10 to Watch Winner 2025 – Intlabs

This company has developed a smart, secure data-governance platform ideal for both businesses and governments.

Intlabs secure data-governance platform
Intlabs principals, from left: Mike Anderson and Karl Swannie. Photo: Jeffrey Bosdet.

Sector: Technology

Principals: Mike Anderson, Karl Swannie

Year launched: 2022

Unique selling proposition: Ability to move data worldwide while staying compliant with international privacy-related regulations.

Strategy: Creation of an AI- driven system with high-level privacy protection while still delivering results.

Website: intlabs.io


In 2021, Karl Swannie and Mike Anderson sold Echosec Systems (a 10-to-Watch victor in 2016) and planned to retire. Echosec is a web-based platform that aggregates content from many sources, such as social media, news and the dark web, to help organizations detect online data incursions.

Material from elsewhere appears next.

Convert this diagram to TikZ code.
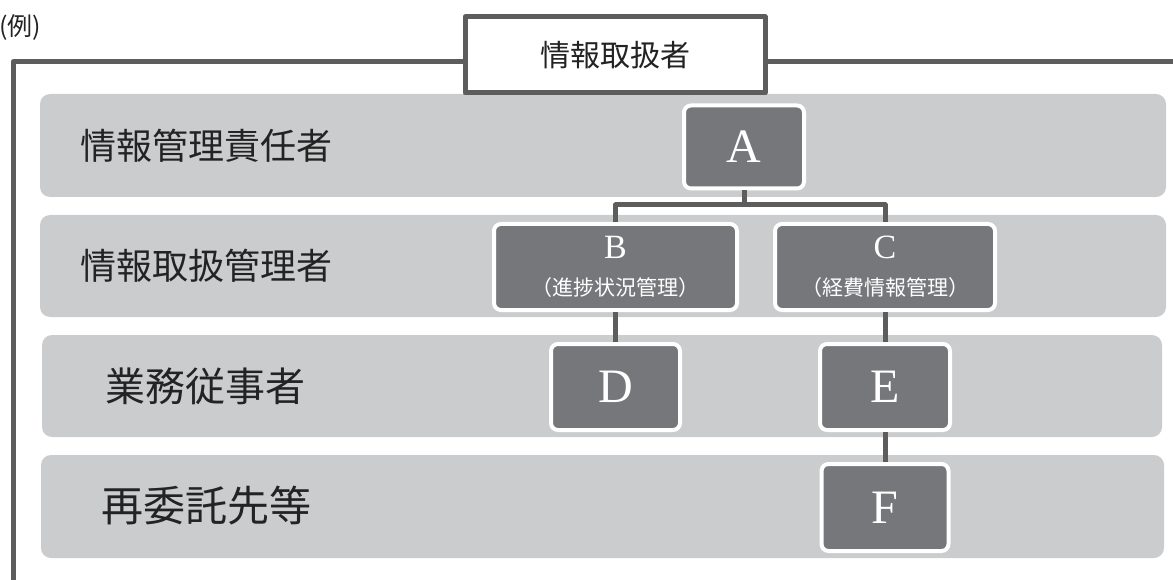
\documentclass[tikz,border=0pt]{standalone}
\usepackage{fontspec}
\newfontfamily\jp{Noto Sans CJK JP}
\newfontfamily\lat{Liberation Serif}
\definecolor{band}{RGB}{203,204,206}
\definecolor{boxgray}{RGB}{118,119,123}
\definecolor{framegray}{RGB}{93,93,93}
\definecolor{ink}{RGB}{35,35,35}

\begin{document}
\begin{tikzpicture}[x=1pt, y=-1pt, line join=round,
    row/.style={fill=band, rounded corners=10pt},
    rowlabel/.style={anchor=west, text=ink, font=\jp\fontsize{36}{40}\selectfont},
    box/.style={fill=boxgray, draw=white, line width=4pt, rounded corners=7pt, text=white, align=center, inner sep=0pt},
    link/.style={draw=framegray, line width=5pt}]
    \useasboundingbox (0,0) rectangle (1173,580);

    \node[anchor=west, text=ink, inner sep=0pt, font=\jp\fontsize{25}{28}\selectfont] (rei) at (-1,28) {(例)};

    % rows
    \fill[row] (40,94) rectangle (1166,197);
    \fill[row] (40,215) rectangle (1166,317);
    \fill[row] (42,335) rectangle (1162,437);
    \fill[row] (41,455) rectangle (1164,558);

    \node[rowlabel, inner sep=0pt] (l1) at (80,146) {情報管理責任者};
    \node[rowlabel, inner sep=0pt] (l2) at (80,266) {情報取扱管理者};
    \node[rowlabel, inner sep=0pt, font=\jp\fontsize{40}{44}\selectfont] (l3) at (105,386) {業務従事者};
    \node[rowlabel, inner sep=0pt, font=\jp\fontsize{42}{46}\selectfont] (l4) at (101,506) {再委託先等};

    % frame
    \node[draw=framegray, line width=5pt, fill=white, text=ink, minimum width=300pt, minimum height=76pt,
        font=\jp\fontsize{30}{34}\selectfont] (head) at (615,55) {情報取扱者};
    \draw[link] (13,580) -- (13,62) -- (head.west |- 0,62);
    \draw[link] (head.east |- 0,62) -- (1173,62);

    % boxes
    \node[box, minimum width=120pt, minimum height=83pt, font=\lat\fontsize{48}{52}\selectfont] (a) at (744,147) {A};
    \node[box, minimum width=243pt, minimum height=86pt] (b) at (615.5,267)
        {\lat\fontsize{34}{36}\selectfont B\\[18pt]\jp\fontsize{21}{24}\selectfont （進捗状況管理）};
    \node[box, minimum width=220pt, minimum height=86pt] (c) at (885,267)
        {\lat\fontsize{34}{36}\selectfont C\\[18pt]\jp\fontsize{21}{24}\selectfont （経費情報管理）};
    \node[box, minimum width=129pt, minimum height=86pt, font=\lat\fontsize{48}{52}\selectfont] (d) at (615.5,387) {D};
    \node[box, minimum width=130pt, minimum height=86pt, font=\lat\fontsize{48}{52}\selectfont] (e) at (885,387) {E};
    \node[box, minimum width=127pt, minimum height=87pt, font=\lat\fontsize{48}{52}\selectfont] (f) at (885,507.5) {F};

    % links
    \draw[link] (a.south) -- (a.south |- 0,205);
    \draw[link] (b.north) -- (b.north |- 0,205) -- (c.north |- 0,205) -- (c.north);
    \draw[link] (b) -- (d);
    \draw[link] (c) -- (e);
    \draw[link] (e) -- (f);
\end{tikzpicture}
\end{document}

But Swannie, a twofer UVic degree holder (science and geography) and Anderson, another double-degree earner (applied science and computer engineering), got restless. The itch to develop both a team and product meant they scratched off flying lessons and fishing trips. By 2022, the duo formed Intlabs (intelligence labs), with Swannie as CEO and Anderson as CTO.

“At Echosec, we became experts in legal and compliance,” says Swannie. At Intlabs, the two have taken the data- governance knowledge they developed at Echosec and created ORIGIN, a smart data governance platform that enables users to safely share, store, redact and work with diverse data sets. ORIGIN uses AI to scan content using access rules based on the data protection legislation relevant to that specific data, user and use situations. Based on the input information, ORIGIN will look at vast troves of data protection policies and legislation and generate recommended rules and explanations that show why the data sharing may violate legislation.

“Large companies want to comply with the law, but it’s very hard to comply,” Swannie says, citing the complexities and abundance of rules around privacy in a worldwide landscape. Given what they’ve learned since Echosec days, Swannie and Anderson put data validation at the forefront. “We’ve had so many privacy conversations with privacy advocates, we’re now big advocates of privacy,” Swannie says. “So, very few offer what we offer.”

Intlabs is now piloting, under a five-year contract, the ORIGIN prototype with the federal government’s Public Safety Canada department, Anderson says. All levels of government, as well as large companies, would also be suitable customers.

“Fewer people are tasked with data analysis and there’s a big gap to use data for people’s benefit,” Anderson says. 

Since Intlabs launched, the duo have added three more staff and plan to further expand. “We want to grow the company to look after the team,” Swannie says.